EXERCISE PROMPT -
Retype every line from the start of the entries below down to the line with "import * as", both ends included; skip the pictures.

Start of MATERIAL FOR THIS TASK

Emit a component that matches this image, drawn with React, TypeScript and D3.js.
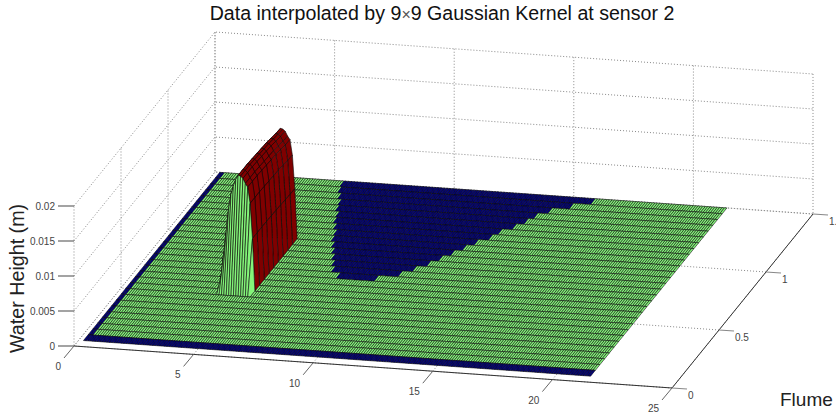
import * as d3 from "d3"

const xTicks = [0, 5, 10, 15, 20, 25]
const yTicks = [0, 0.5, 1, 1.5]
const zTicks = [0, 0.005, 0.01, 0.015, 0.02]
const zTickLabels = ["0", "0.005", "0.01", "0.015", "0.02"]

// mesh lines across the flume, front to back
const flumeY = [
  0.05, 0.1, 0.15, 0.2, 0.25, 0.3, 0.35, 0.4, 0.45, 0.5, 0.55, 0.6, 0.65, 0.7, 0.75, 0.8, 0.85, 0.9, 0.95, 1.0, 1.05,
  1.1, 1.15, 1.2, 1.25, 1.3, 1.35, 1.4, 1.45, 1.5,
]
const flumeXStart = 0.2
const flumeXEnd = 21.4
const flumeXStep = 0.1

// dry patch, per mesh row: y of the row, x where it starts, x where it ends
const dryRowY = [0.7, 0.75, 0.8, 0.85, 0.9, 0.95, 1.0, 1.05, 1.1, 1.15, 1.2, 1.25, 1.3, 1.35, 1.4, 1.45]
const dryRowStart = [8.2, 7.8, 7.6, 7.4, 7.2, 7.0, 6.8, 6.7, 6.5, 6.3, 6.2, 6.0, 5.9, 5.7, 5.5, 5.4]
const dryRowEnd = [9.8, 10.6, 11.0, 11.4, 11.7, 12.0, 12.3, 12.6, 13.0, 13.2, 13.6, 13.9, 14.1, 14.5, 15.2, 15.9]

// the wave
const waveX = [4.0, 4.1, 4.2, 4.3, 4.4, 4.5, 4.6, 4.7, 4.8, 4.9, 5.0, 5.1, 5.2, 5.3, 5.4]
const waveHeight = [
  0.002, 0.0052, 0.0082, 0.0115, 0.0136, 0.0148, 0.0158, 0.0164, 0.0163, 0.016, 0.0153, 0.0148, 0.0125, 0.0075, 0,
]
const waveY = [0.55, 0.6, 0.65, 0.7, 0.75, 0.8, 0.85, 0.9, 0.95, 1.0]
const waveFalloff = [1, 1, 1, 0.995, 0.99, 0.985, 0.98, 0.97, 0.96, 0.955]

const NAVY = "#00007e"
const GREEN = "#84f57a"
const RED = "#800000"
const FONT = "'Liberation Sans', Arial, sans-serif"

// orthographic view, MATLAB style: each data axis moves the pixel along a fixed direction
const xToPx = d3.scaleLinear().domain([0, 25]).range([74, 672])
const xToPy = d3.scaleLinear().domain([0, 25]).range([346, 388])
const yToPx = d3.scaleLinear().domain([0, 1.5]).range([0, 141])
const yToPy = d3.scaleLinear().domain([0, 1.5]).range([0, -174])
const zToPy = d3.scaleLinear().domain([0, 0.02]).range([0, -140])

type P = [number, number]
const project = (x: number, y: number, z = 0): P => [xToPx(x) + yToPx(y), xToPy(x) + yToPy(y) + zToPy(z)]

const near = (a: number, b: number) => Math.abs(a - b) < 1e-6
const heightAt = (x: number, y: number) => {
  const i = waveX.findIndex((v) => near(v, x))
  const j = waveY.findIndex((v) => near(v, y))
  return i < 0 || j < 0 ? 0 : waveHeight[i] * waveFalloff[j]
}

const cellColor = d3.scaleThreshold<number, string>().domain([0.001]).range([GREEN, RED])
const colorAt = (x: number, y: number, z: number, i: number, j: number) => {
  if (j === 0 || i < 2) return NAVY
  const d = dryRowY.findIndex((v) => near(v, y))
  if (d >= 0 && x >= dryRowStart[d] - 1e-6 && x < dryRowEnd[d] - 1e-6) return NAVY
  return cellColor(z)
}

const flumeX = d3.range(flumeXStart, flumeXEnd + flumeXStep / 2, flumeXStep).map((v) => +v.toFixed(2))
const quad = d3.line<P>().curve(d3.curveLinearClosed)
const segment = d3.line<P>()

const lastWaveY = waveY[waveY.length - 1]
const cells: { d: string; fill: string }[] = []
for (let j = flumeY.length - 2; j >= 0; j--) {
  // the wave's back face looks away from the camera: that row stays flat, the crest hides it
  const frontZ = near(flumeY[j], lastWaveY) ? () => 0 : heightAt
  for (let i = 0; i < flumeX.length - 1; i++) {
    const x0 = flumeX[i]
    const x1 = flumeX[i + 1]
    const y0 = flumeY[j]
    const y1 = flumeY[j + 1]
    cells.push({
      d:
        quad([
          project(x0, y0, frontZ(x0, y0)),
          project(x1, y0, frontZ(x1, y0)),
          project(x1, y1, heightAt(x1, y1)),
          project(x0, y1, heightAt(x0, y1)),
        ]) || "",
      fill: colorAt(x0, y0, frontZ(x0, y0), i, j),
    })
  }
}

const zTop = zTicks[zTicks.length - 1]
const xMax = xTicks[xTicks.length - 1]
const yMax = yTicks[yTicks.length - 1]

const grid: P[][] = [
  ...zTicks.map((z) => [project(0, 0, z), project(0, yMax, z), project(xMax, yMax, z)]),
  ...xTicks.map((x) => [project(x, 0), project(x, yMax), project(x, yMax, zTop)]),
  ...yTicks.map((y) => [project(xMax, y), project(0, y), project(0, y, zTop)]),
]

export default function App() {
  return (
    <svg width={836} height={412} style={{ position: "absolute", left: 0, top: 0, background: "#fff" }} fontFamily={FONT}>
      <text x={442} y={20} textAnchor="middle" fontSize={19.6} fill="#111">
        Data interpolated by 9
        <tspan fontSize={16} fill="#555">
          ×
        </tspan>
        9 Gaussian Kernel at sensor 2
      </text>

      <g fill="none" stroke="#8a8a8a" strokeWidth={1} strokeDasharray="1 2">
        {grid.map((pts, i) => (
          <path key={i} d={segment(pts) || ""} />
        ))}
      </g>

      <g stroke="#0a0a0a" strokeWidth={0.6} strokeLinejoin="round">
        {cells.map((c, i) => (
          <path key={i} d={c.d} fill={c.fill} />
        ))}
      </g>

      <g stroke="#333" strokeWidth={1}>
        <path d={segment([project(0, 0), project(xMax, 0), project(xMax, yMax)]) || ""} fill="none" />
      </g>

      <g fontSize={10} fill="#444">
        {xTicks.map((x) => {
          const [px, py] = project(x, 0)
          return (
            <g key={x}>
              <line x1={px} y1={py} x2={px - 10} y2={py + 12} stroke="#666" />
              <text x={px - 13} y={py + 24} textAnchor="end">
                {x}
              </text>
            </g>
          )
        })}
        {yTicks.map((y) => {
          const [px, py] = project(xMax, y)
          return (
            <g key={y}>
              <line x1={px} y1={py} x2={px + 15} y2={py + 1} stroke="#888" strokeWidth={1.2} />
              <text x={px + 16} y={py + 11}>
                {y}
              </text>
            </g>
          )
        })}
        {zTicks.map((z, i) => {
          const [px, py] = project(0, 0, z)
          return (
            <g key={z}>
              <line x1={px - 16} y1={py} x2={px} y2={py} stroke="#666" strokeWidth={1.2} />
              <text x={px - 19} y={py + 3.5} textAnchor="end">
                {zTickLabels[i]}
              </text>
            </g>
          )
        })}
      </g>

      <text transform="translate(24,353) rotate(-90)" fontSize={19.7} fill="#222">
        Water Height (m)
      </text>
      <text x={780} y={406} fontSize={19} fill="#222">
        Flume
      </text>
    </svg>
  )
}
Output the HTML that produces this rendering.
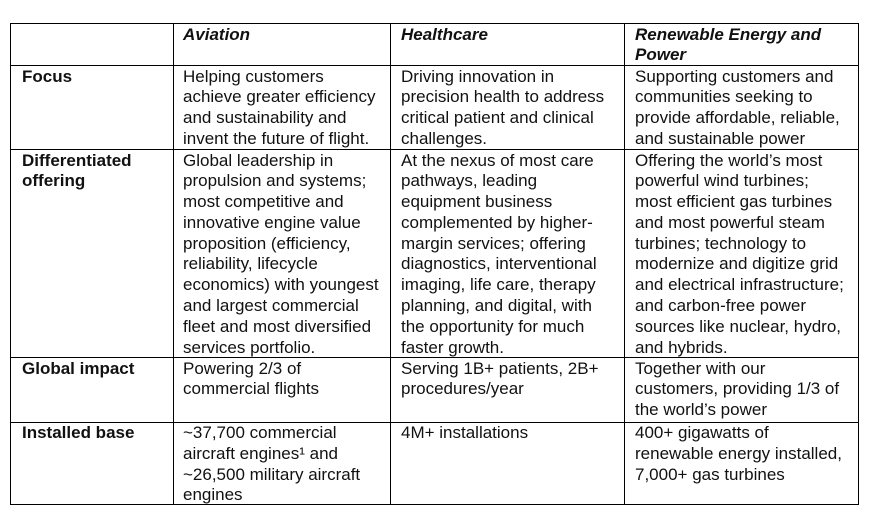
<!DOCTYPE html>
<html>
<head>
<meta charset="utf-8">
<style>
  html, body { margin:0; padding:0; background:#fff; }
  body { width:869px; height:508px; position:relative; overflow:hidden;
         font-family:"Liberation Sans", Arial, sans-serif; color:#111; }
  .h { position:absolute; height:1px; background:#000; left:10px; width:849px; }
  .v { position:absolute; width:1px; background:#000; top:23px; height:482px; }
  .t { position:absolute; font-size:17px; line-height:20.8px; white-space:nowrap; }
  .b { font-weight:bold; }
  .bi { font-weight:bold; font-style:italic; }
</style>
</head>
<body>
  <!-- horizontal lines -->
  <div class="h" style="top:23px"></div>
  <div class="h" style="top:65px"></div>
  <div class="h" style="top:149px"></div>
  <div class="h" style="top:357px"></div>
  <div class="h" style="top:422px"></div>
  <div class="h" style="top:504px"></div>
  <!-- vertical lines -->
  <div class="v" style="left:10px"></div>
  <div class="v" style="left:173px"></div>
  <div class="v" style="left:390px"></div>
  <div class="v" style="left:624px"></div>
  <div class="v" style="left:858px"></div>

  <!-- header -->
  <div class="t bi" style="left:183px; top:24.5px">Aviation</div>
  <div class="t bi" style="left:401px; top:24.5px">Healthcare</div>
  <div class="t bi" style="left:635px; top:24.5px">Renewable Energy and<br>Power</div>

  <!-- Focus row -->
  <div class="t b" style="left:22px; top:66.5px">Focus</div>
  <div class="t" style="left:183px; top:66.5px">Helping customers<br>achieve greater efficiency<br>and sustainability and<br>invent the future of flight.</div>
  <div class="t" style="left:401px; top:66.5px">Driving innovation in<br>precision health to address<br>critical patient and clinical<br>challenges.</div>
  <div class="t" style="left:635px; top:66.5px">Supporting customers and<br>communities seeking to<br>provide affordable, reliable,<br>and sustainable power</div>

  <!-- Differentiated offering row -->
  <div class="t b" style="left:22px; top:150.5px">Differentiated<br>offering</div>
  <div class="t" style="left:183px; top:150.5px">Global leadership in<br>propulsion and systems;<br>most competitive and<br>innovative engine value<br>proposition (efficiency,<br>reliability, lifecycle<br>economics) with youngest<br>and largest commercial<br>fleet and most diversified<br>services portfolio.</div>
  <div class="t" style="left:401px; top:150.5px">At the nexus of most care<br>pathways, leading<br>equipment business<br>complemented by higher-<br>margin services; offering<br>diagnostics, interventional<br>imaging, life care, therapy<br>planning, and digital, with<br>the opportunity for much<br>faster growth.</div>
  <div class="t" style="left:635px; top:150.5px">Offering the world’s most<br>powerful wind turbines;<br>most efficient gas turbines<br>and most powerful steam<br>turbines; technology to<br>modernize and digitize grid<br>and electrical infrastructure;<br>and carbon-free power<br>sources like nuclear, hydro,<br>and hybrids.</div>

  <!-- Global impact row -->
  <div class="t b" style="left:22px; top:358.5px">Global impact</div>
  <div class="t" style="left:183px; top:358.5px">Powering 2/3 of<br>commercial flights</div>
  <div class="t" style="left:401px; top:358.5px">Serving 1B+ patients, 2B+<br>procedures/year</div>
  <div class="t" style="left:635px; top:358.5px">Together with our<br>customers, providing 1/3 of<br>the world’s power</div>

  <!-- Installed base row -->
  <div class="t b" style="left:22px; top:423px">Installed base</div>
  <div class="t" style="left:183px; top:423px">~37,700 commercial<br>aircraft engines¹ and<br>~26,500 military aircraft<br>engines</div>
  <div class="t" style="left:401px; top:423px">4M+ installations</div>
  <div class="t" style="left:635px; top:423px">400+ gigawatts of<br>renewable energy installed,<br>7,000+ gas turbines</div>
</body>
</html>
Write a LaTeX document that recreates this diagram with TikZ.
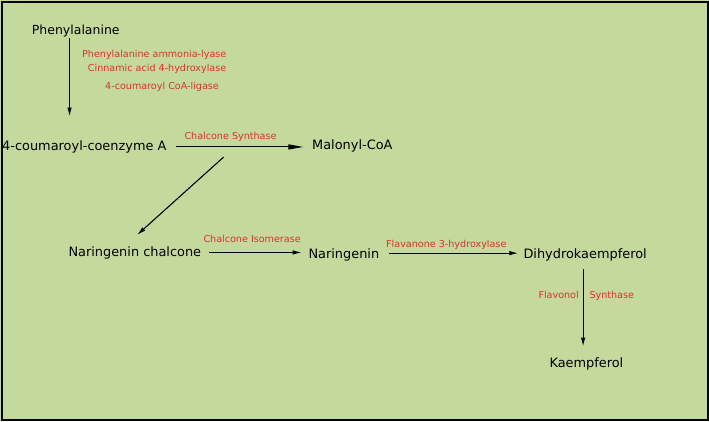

End of MATERIAL FOR THIS TASK

OUTPUT OF THE TASK -
Emit a component that matches this image, drawn with React, TypeScript and D3.js.
import * as d3 from "d3"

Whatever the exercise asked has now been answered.